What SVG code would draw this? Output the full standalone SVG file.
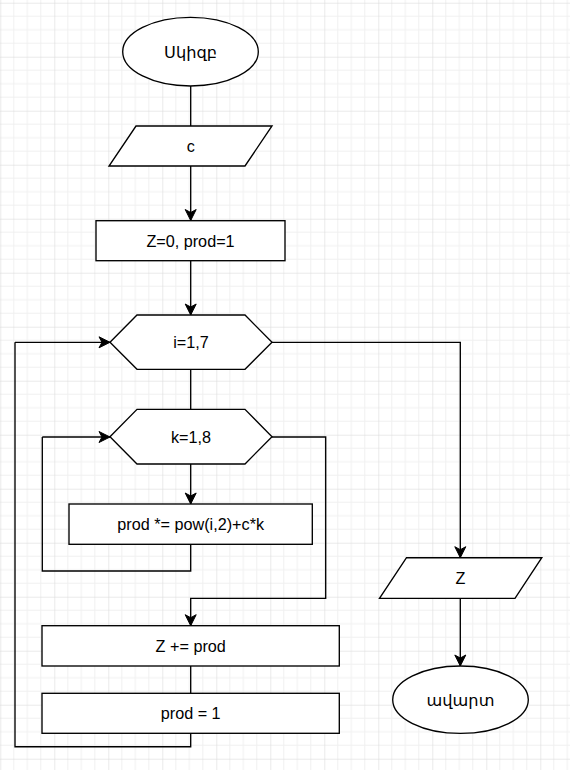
<svg xmlns="http://www.w3.org/2000/svg" width="570" height="770" viewBox="0 0 570 770">
<defs>
<pattern id="grid" patternUnits="userSpaceOnUse" x="0.3" y="2.7" width="54" height="54">
<path d="M13.5,0V54M27,0V54M40.5,0V54M0,13.5H54M0,27H54M0,40.5H54" stroke="#f0f0f0" stroke-width="1" fill="none"/>
<path d="M0,0V54M0,0H54" stroke="#d6d6d6" stroke-width="1" fill="none"/>
</pattern>
<marker id="arr" markerUnits="userSpaceOnUse" markerWidth="14" markerHeight="14" viewBox="-12 -7 14 14" refX="0" refY="0" orient="auto">
<path d="M0,0 L-11,-5.5 L-8,0 L-11,5.5 Z" fill="#000" stroke="#000" stroke-width="1"/>
</marker>
</defs>
<style>
.shape{fill:#fff;stroke:#000;stroke-width:1.35}
.lbl{font-family:"Liberation Sans","DejaVu Sans",Arial,sans-serif;font-size:16.2px;fill:#000;text-anchor:middle;dominant-baseline:central}
.edge{fill:none;stroke:#000;stroke-width:1.35}
.arrow{marker-end:url(#arr)}
</style>
<rect x="0" y="0" width="570" height="770" fill="#fff"/>
<rect x="0" y="0" width="570" height="770" fill="url(#grid)"/>

<g id="edges">
<path class="edge" d="M190.7,86 V126"/>
<path class="edge arrow" d="M190.7,166 V220.5"/>
<path class="edge arrow" d="M190.7,261 V315"/>
<path class="edge" d="M190.7,369 V409.5"/>
<path class="edge arrow" d="M190.7,464 V504"/>
<path class="edge" d="M190.7,544.3 V571 H42.3 V437"/>
<path class="edge arrow" d="M42.3,437 H110"/>
<path class="edge arrow" d="M272,437 H325.7 V598.3 H190.7 V625.7"/>
<path class="edge" d="M190.7,666 V693.3"/>
<path class="edge" d="M190.7,733.3 V746.7 H15 V342.3"/>
<path class="edge arrow" d="M15,342.3 H110"/>
<path class="edge arrow" d="M272,342.3 H460.3 V557.7"/>
<path class="edge arrow" d="M460.3,598.3 V666"/>
</g>

<g id="start">
<ellipse class="shape" cx="190.5" cy="51.7" rx="67.8" ry="34.3"/>
<text class="lbl" x="190.5" y="51.7">Սկիզբ</text>
</g>
<g id="input-c">
<polygon class="shape" points="136,126 272,126 245,166 109,166"/>
<text class="lbl" x="190.7" y="146">c</text>
</g>
<g id="init">
<rect class="shape" x="96" y="220.7" width="189" height="40"/>
<text class="lbl" x="190.5" y="240.7">Z=0, prod=1</text>
</g>
<g id="loop-i">
<polygon class="shape" points="110,342.3 137,315 245,315 272,342.3 245,369.3 137,369.3"/>
<text class="lbl" x="191" y="342.3">i=1,7</text>
</g>
<g id="loop-k">
<polygon class="shape" points="110,436.7 137,409.3 245,409.3 272,436.7 245,464 137,464"/>
<text class="lbl" x="191" y="436.7">k=1,8</text>
</g>
<g id="prod-mul">
<rect class="shape" x="69" y="504" width="243.3" height="40.3"/>
<text class="lbl" x="190.7" y="524.2">prod *= pow(i,2)+c*k</text>
</g>
<g id="z-add">
<rect class="shape" x="42" y="625.7" width="297.3" height="40.3"/>
<text class="lbl" x="190.7" y="645.8">Z += prod</text>
</g>
<g id="prod-reset">
<rect class="shape" x="42" y="693.3" width="297.3" height="40"/>
<text class="lbl" x="190.7" y="713.3">prod = 1</text>
</g>
<g id="output-z">
<polygon class="shape" points="406.5,557.7 541.8,557.7 515,598.3 379.5,598.3"/>
<text class="lbl" x="460.5" y="578">Z</text>
</g>
<g id="end">
<ellipse class="shape" cx="460.5" cy="699.7" rx="67.8" ry="33.7"/>
<text class="lbl" x="460.5" y="699.7">ավարտ</text>
</g>
</svg>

◆ EXERCISE DESCRIPTION ◆
Repeat the listing above exactly, with no pictures.

◆ TASK SOLUTION ◆
What SVG code would draw this? Output the full standalone SVG file.
<svg xmlns="http://www.w3.org/2000/svg" width="570" height="770" viewBox="0 0 570 770">
<defs>
<pattern id="grid" patternUnits="userSpaceOnUse" x="0.3" y="2.7" width="54" height="54">
<path d="M13.5,0V54M27,0V54M40.5,0V54M0,13.5H54M0,27H54M0,40.5H54" stroke="#f0f0f0" stroke-width="1" fill="none"/>
<path d="M0,0V54M0,0H54" stroke="#d6d6d6" stroke-width="1" fill="none"/>
</pattern>
<marker id="arr" markerUnits="userSpaceOnUse" markerWidth="14" markerHeight="14" viewBox="-12 -7 14 14" refX="0" refY="0" orient="auto">
<path d="M0,0 L-11,-5.5 L-8,0 L-11,5.5 Z" fill="#000" stroke="#000" stroke-width="1"/>
</marker>
</defs>
<style>
.shape{fill:#fff;stroke:#000;stroke-width:1.35}
.lbl{font-family:"Liberation Sans","DejaVu Sans",Arial,sans-serif;font-size:16.2px;fill:#000;text-anchor:middle;dominant-baseline:central}
.edge{fill:none;stroke:#000;stroke-width:1.35}
.arrow{marker-end:url(#arr)}
</style>
<rect x="0" y="0" width="570" height="770" fill="#fff"/>
<rect x="0" y="0" width="570" height="770" fill="url(#grid)"/>

<g id="edges">
<path class="edge" d="M190.7,86 V126"/>
<path class="edge arrow" d="M190.7,166 V220.5"/>
<path class="edge arrow" d="M190.7,261 V315"/>
<path class="edge" d="M190.7,369 V409.5"/>
<path class="edge arrow" d="M190.7,464 V504"/>
<path class="edge" d="M190.7,544.3 V571 H42.3 V437"/>
<path class="edge arrow" d="M42.3,437 H110"/>
<path class="edge arrow" d="M272,437 H325.7 V598.3 H190.7 V625.7"/>
<path class="edge" d="M190.7,666 V693.3"/>
<path class="edge" d="M190.7,733.3 V746.7 H15 V342.3"/>
<path class="edge arrow" d="M15,342.3 H110"/>
<path class="edge arrow" d="M272,342.3 H460.3 V557.7"/>
<path class="edge arrow" d="M460.3,598.3 V666"/>
</g>

<g id="start">
<ellipse class="shape" cx="190.5" cy="51.7" rx="67.8" ry="34.3"/>
<text class="lbl" x="190.5" y="51.7">Սկիզբ</text>
</g>
<g id="input-c">
<polygon class="shape" points="136,126 272,126 245,166 109,166"/>
<text class="lbl" x="190.7" y="146">c</text>
</g>
<g id="init">
<rect class="shape" x="96" y="220.7" width="189" height="40"/>
<text class="lbl" x="190.5" y="240.7">Z=0, prod=1</text>
</g>
<g id="loop-i">
<polygon class="shape" points="110,342.3 137,315 245,315 272,342.3 245,369.3 137,369.3"/>
<text class="lbl" x="191" y="342.3">i=1,7</text>
</g>
<g id="loop-k">
<polygon class="shape" points="110,436.7 137,409.3 245,409.3 272,436.7 245,464 137,464"/>
<text class="lbl" x="191" y="436.7">k=1,8</text>
</g>
<g id="prod-mul">
<rect class="shape" x="69" y="504" width="243.3" height="40.3"/>
<text class="lbl" x="190.7" y="524.2">prod *= pow(i,2)+c*k</text>
</g>
<g id="z-add">
<rect class="shape" x="42" y="625.7" width="297.3" height="40.3"/>
<text class="lbl" x="190.7" y="645.8">Z += prod</text>
</g>
<g id="prod-reset">
<rect class="shape" x="42" y="693.3" width="297.3" height="40"/>
<text class="lbl" x="190.7" y="713.3">prod = 1</text>
</g>
<g id="output-z">
<polygon class="shape" points="406.5,557.7 541.8,557.7 515,598.3 379.5,598.3"/>
<text class="lbl" x="460.5" y="578">Z</text>
</g>
<g id="end">
<ellipse class="shape" cx="460.5" cy="699.7" rx="67.8" ry="33.7"/>
<text class="lbl" x="460.5" y="699.7">ավարտ</text>
</g>
</svg>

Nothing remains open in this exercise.